◆ EXERCISE: Output exactly the lines from the first line of the records below through the line containing "return 1 - (y - MT) / PH", both included, leaving out any pictures.

◆ GIVEN RECORDS:
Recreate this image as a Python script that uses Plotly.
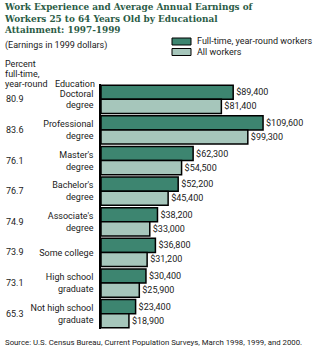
import plotly.graph_objects as go

# Educational attainment categories (top to bottom)
education = [
    "Doctoral<br>degree",
    "Professional<br>degree",
    "Master's<br>degree",
    "Bachelor's<br>degree",
    "Associate's<br>degree",
    "Some college",
    "High school<br>graduate",
    "Not high school<br>graduate",
]
# Average annual earnings, 1999 dollars
full_time_earnings = [89400, 109600, 62300, 52200, 38200, 36800, 30400, 23400]
all_workers_earnings = [81400, 99300, 54500, 45400, 33000, 31200, 25900, 18900]
# Percent of workers who were full-time, year-round
pct_full_time = ["80.9", "83.6", "76.1", "76.7", "74.9", "73.9", "73.1", "65.3"]

title_lines = [
    "Work Experience and Average Annual Earnings of",
    "Workers 25 to 64 Years Old by Educational",
    "Attainment: 1997-1999",
]
legend_labels = ["Full-time, year-round workers", "All workers"]

DARK = "#3d8570"
LIGHT = "#a6c6bb"
TITLE_GREEN = "#2b5c46"
TXT = "#1a1a1a"
BODY_FONT = "Roboto"

W, H = 333, 350
ML, MR, MT, MB = 101, 25, 84, 21
PW, PH = W - ML - MR, H - MT - MB


def px(x):
    """Horizontal pixel position -> paper coordinate."""
    return (x - ML) / PW


def py(y):
    """Vertical pixel position (from top) -> paper coordinate."""
    return 1 - (y - MT) / PH


fig = go.Figure()
for vals, name, col in [(full_time_earnings, legend_labels[0], DARK),
                        (all_workers_earnings, legend_labels[1], LIGHT)]:
    fig.add_trace(go.Bar(
        y=education, x=vals, orientation="h", name=name,
        marker=dict(color=col, line=dict(color="black", width=1.5)),
        text=[f"${v:,}" for v in vals], textposition="outside",
        textfont=dict(family=BODY_FONT, size=9, color=TXT), cliponaxis=False,
    ))


def note(text, x, y, size=9, xanchor="left", family=BODY_FONT, color=TXT, yref="paper"):
    return dict(text=text, xref="paper", yref=yref, x=x, y=y, xanchor=xanchor,
                yanchor="middle", showarrow=False, align="left",
                font=dict(family=family, size=size, color=color))


annotations = []
# Title, one line per annotation for tight leading
for i, line in enumerate(title_lines):
    annotations.append(note(f"<b>{line}</b>", px(2), py(7 + 11.5 * i), size=8.9,
                            family="DejaVu Serif", color=TITLE_GREEN))
annotations.append(note("(Earnings in 1999 dollars)", px(3), py(46)))
for i, line in enumerate(["Percent", "full-time,", "year-round"]):
    annotations.append(note(line, px(3), py(64 + 10 * i)))
annotations.append(note("Education", px(97), py(84), xanchor="right"))
annotations.append(note(
    "Source: U.S. Census Bureau, Current Population Surveys, March 1998, 1999, and 2000.",
    px(3), py(342), size=7.8))

# Percent full-time column
for cat, pct in zip(education, pct_full_time):
    annotations.append(note(pct, px(4), cat, size=9, yref="y"))

# Legend swatches and labels
shapes = []
for i, (label, col) in enumerate(zip(legend_labels, [DARK, LIGHT])):
    top = 38 + 10.5 * i
    shapes.append(dict(type="rect", xref="paper", yref="paper",
                       x0=px(172), x1=px(191), y0=py(top + 7), y1=py(top),
                       fillcolor=col, line=dict(color="black", width=1)))
    annotations.append(note(label, px(195), py(top + 3.5)))

fig.update_layout(
    width=W, height=H,
    margin=dict(l=ML, r=MR, t=MT, b=MB),
    paper_bgcolor="white", plot_bgcolor="white",
    barmode="group", bargap=0.08, bargroupgap=0,
    showlegend=False,
    annotations=annotations, shapes=shapes,
    xaxis=dict(range=[0, 140000], visible=False, fixedrange=True),
    yaxis=dict(autorange="reversed", showline=True, linecolor="black", linewidth=1.5,
               ticks="", ticklabelstandoff=4, showgrid=False, automargin=False,
               tickfont=dict(family=BODY_FONT, size=9, color=TXT)),
)

fig.write_html("out.html")
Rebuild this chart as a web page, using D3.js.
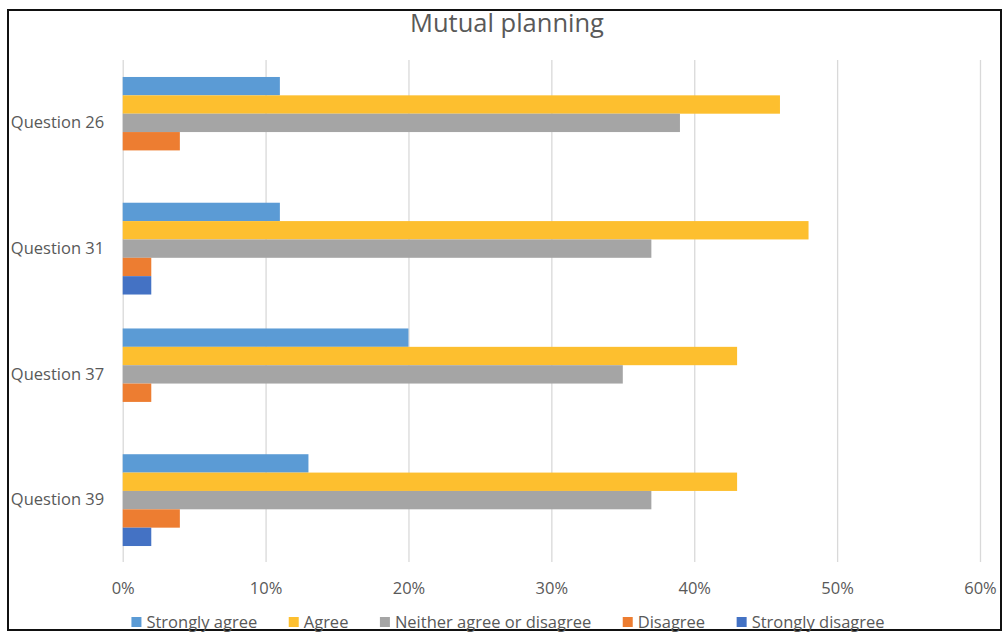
<!DOCTYPE html>
<html>
<head>
<meta charset="utf-8">
<script src="https://cdn.jsdelivr.net/npm/d3@7/dist/d3.min.js"></script>
<style>
  html, body { margin: 0; padding: 0; background: #fff; }
  svg { display: block; font-family: "Open Sans", sans-serif; }
</style>
</head>
<body>
<svg id="chart" width="1005" height="634"></svg>
<script>
// Survey responses per question (share of respondents, %)
const questions = ["Question 26", "Question 31", "Question 37", "Question 39"];
const seriesNames = ["Strongly agree", "Agree", "Neither agree or disagree", "Disagree", "Strongly disagree"];
const stronglyAgree    = [11, 11, 20, 13];
const agree            = [46, 48, 43, 43];
const neither          = [39, 37, 35, 37];
const disagree         = [4, 2, 2, 4];
const stronglyDisagree = [0, 2, 0, 2];
const xTicks = [0, 10, 20, 30, 40, 50, 60];
const colors = ["#5B9BD5", "#FDBF2F", "#A5A5A5", "#ED7D31", "#4472C4"];

const seriesValues = [stronglyAgree, agree, neither, disagree, stronglyDisagree];
const rows = [];
questions.forEach((q, qi) => {
  seriesNames.forEach((s, si) => {
    rows.push({ question: q, series: s, value: seriesValues[si][qi], color: colors[si] });
  });
});

const svg = d3.select("#chart");
const textColor = "#595959";
const labelSize = 16.5;

// Outer chart frame
svg.append("rect")
  .attr("x", 8).attr("y", 10)
  .attr("width", 993).attr("height", 620)
  .attr("fill", "#fff")
  .attr("stroke", "#111").attr("stroke-width", 2);

// Title
svg.append("text")
  .attr("x", 507).attr("y", 31.5)
  .attr("text-anchor", "middle")
  .attr("font-size", 25.5)
  .attr("fill", textColor)
  .text("Mutual planning");

const plot = { left: 122.7, right: 980, top: 60, bottom: 562 };

const x = d3.scaleLinear().domain([0, 60]).range([plot.left, plot.right]);
const y = d3.scaleBand().domain(questions)
  .range([plot.top, plot.bottom + 1])
  .paddingInner(0.27).paddingOuter(0.135);
const ySub = d3.scaleBand().domain(seriesNames).range([0, y.bandwidth()]);

// Vertical gridlines and percentage labels
const xAxis = svg.append("g")
  .attr("transform", `translate(0,${plot.bottom})`)
  .call(d3.axisBottom(x)
    .tickValues(xTicks)
    .tickSize(-(plot.bottom - plot.top))
    .tickPadding(20)
    .tickFormat(d => d + "%"));
xAxis.select(".domain").remove();
xAxis.selectAll(".tick line").attr("stroke", "#d9d9d9").attr("stroke-width", 1.3);
xAxis.selectAll(".tick text")
  .attr("font-size", labelSize)
  .attr("font-family", "Open Sans, sans-serif")
  .attr("fill", textColor);

// Bars
svg.append("g")
  .selectAll("rect")
  .data(rows)
  .join("rect")
  .attr("x", x(0))
  .attr("y", d => y(d.question) + ySub(d.series))
  .attr("width", d => x(d.value) - x(0))
  .attr("height", ySub.bandwidth())
  .attr("fill", d => d.color);

// Category labels
const yAxis = svg.append("g")
  .attr("transform", `translate(${plot.left},0)`)
  .call(d3.axisLeft(y).tickSize(0).tickPadding(18.5));
yAxis.select(".domain").remove();
yAxis.selectAll(".tick text")
  .attr("font-size", labelSize)
  .attr("font-family", "Open Sans, sans-serif")
  .attr("fill", textColor);

// Legend
const legend = svg.append("g");
const items = legend.selectAll("g")
  .data(seriesNames)
  .join("g");
items.append("rect")
  .attr("width", 10).attr("height", 10)
  .attr("y", 617)
  .attr("fill", (d, i) => colors[i]);
items.append("text")
  .attr("x", 15).attr("y", 627.5)
  .attr("font-size", labelSize)
  .attr("fill", textColor)
  .text(d => d);

let cursor = 0;
const gap = 31.5;
items.each(function () {
  const g = d3.select(this);
  g.attr("transform", `translate(${cursor},0)`);
  const w = 15 + g.select("text").node().getComputedTextLength();
  cursor += w + gap;
});
const totalWidth = cursor - gap;
legend.attr("transform", `translate(${508 - totalWidth / 2},0)`);
</script>
</body>
</html>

◆ FINAL ANSWER:
Recreate this image as a Python script that uses Plotly.
import plotly.graph_objects as go

# Educational attainment categories (top to bottom)
education = [
    "Doctoral<br>degree",
    "Professional<br>degree",
    "Master's<br>degree",
    "Bachelor's<br>degree",
    "Associate's<br>degree",
    "Some college",
    "High school<br>graduate",
    "Not high school<br>graduate",
]
# Average annual earnings, 1999 dollars
full_time_earnings = [89400, 109600, 62300, 52200, 38200, 36800, 30400, 23400]
all_workers_earnings = [81400, 99300, 54500, 45400, 33000, 31200, 25900, 18900]
# Percent of workers who were full-time, year-round
pct_full_time = ["80.9", "83.6", "76.1", "76.7", "74.9", "73.9", "73.1", "65.3"]

title_lines = [
    "Work Experience and Average Annual Earnings of",
    "Workers 25 to 64 Years Old by Educational",
    "Attainment: 1997-1999",
]
legend_labels = ["Full-time, year-round workers", "All workers"]

DARK = "#3d8570"
LIGHT = "#a6c6bb"
TITLE_GREEN = "#2b5c46"
TXT = "#1a1a1a"
BODY_FONT = "Roboto"

W, H = 333, 350
ML, MR, MT, MB = 101, 25, 84, 21
PW, PH = W - ML - MR, H - MT - MB


def px(x):
    """Horizontal pixel position -> paper coordinate."""
    return (x - ML) / PW


def py(y):
    """Vertical pixel position (from top) -> paper coordinate."""
    return 1 - (y - MT) / PH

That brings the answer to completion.